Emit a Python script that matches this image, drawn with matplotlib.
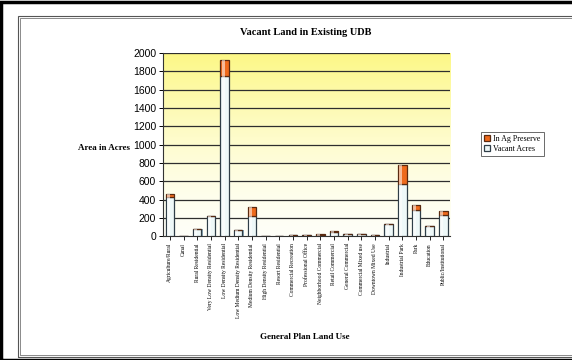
import numpy as np
import matplotlib
matplotlib.use("Agg")
import matplotlib.pyplot as plt
from matplotlib.patches import Rectangle

categories = [
    "Agriculture/Rural", "Canal", "Rural Residential", "Very Low Density Residential",
    "Low Density Residential", "Low Medium Density Residential", "Medium Density Residential",
    "High Density Residential", "Resort Residential", "Commercial Recreation",
    "Professional Office", "Neighborhood Commercial", "Retail Commercial",
    "General Commercial", "Commercial Mixed use", "Downtown Mixed Use", "Industrial",
    "Industrial Park", "Park", "Education", "Public/Institutional",
]
vacant_acres = [425, 5, 75, 215, 1750, 65, 225, 5, 5, 8, 8, 15, 40, 25, 28, 8, 135, 565, 285, 115, 230]
ag_preserve = [40, 0, 0, 0, 170, 0, 90, 0, 0, 0, 0, 5, 12, 0, 0, 0, 0, 210, 55, 0, 45]
y_ticks = list(range(0, 2001, 200))

fig = plt.figure(figsize=(5.72, 3.6), dpi=100)
fig.patch.set_facecolor("white")

# page frame: heavy outer rule and a thin double inner rule
fig.add_artist(Rectangle((0.002, 0.0), 1.2, 0.995, transform=fig.transFigure,
                         fill=False, ec="black", lw=2.5))
fig.add_artist(Rectangle((0.031, 0.008), 1.2, 0.948, transform=fig.transFigure,
                         fill=False, ec="#555555", lw=0.8))
fig.add_artist(Rectangle((0.035, 0.014), 1.2, 0.936, transform=fig.transFigure,
                         fill=False, ec="#777777", lw=0.6))

ax = fig.add_axes([0.285, 0.344, 0.502, 0.509])
x = np.arange(len(categories))
ax.set_xlim(-0.5, len(categories) - 0.5)
ax.set_ylim(0, 2000)

# yellow-to-white wall gradient
grad = np.linspace(0, 1, 256).reshape(-1, 1)
top = np.array([0.99, 0.97, 0.52])
bottom = np.array([1.0, 1.0, 0.97])
img = bottom + (top - bottom) * grad ** 1.5
img = np.repeat(img[:, None, :], 2, axis=1)
ax.imshow(img, extent=[-0.5, len(categories) - 0.5, 0, 2000], origin="lower",
          aspect="auto", zorder=0)

for yv in y_ticks[1:]:
    ax.axhline(yv, color="#2e2e2e", lw=0.9, zorder=1)

w = 0.62
vac = np.array(vacant_acres)
ag = np.array(ag_preserve)
# depth shading behind each column
ax.bar(x + 0.08, vac + ag, width=w, bottom=0, color="#8aa4b4", edgecolor="none", zorder=2)
ax.bar(x, vac, width=w, color="#eef8f8", edgecolor="#2f3e48", lw=0.9, zorder=3,
       label="Vacant Acres")
ax.bar(x, ag, width=w, bottom=vac, color="#ee6a1c", edgecolor="#5a2a10", lw=0.9, zorder=3,
       label="In Ag Preserve")
# light stripe on the cylinder face
ax.bar(x - 0.1, vac + ag, width=w * 0.35, color="white", alpha=0.55, edgecolor="none", zorder=4)

for s in ["top", "right"]:
    ax.spines[s].set_visible(False)
ax.spines["left"].set_color("#333333")
ax.spines["bottom"].set_color("#333333")
ax.spines["left"].set_linewidth(0.8)
ax.spines["bottom"].set_linewidth(0.8)

ax.set_yticks(y_ticks)
ax.set_yticklabels([str(v) for v in y_ticks], fontfamily="Liberation Sans", fontsize=7.5)
ax.tick_params(axis="y", length=3, width=0.7, pad=2)
ax.set_xticks(x)
ax.set_xticklabels(categories, rotation=90, fontfamily="Liberation Serif", fontsize=4.0,
                   va="top", ha="center")
ax.tick_params(axis="x", length=3, width=0.6, pad=2)

fig.text(0.535, 0.91, "Vacant Land in Existing UDB", ha="center", va="center",
         fontfamily="Liberation Serif", fontweight="bold", fontsize=7.5)
fig.text(0.136, 0.589, "Area in Acres", ha="left", va="center",
         fontfamily="Liberation Serif", fontweight="bold", fontsize=6.5)
fig.text(0.533, 0.064, "General Plan Land Use", ha="center", va="center",
         fontfamily="Liberation Serif", fontweight="bold", fontsize=6.5)

handles, labels = ax.get_legend_handles_labels()
leg = fig.legend(handles[::-1], labels[::-1], loc="center left", bbox_to_anchor=(0.833, 0.6),
                 prop={"family": "Liberation Serif", "size": 5.8}, frameon=True,
                 fancybox=False, edgecolor="#444444", handlelength=0.8, handleheight=0.8,
                 handletextpad=0.4, borderpad=0.4, labelspacing=0.3)
leg.get_frame().set_linewidth(0.7)

fig.savefig("out.png", dpi=100)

* * * * * * *

WHAT TO PRODUCE
Give again, word for word, every line from the top of the data through the line with "from matplotlib.patches import Rectangle", both ends included, and exclude the pictures.

COMPLETE ANSWER
Emit a Python script that matches this image, drawn with matplotlib.
import numpy as np
import matplotlib
matplotlib.use("Agg")
import matplotlib.pyplot as plt
from matplotlib.patches import Rectangle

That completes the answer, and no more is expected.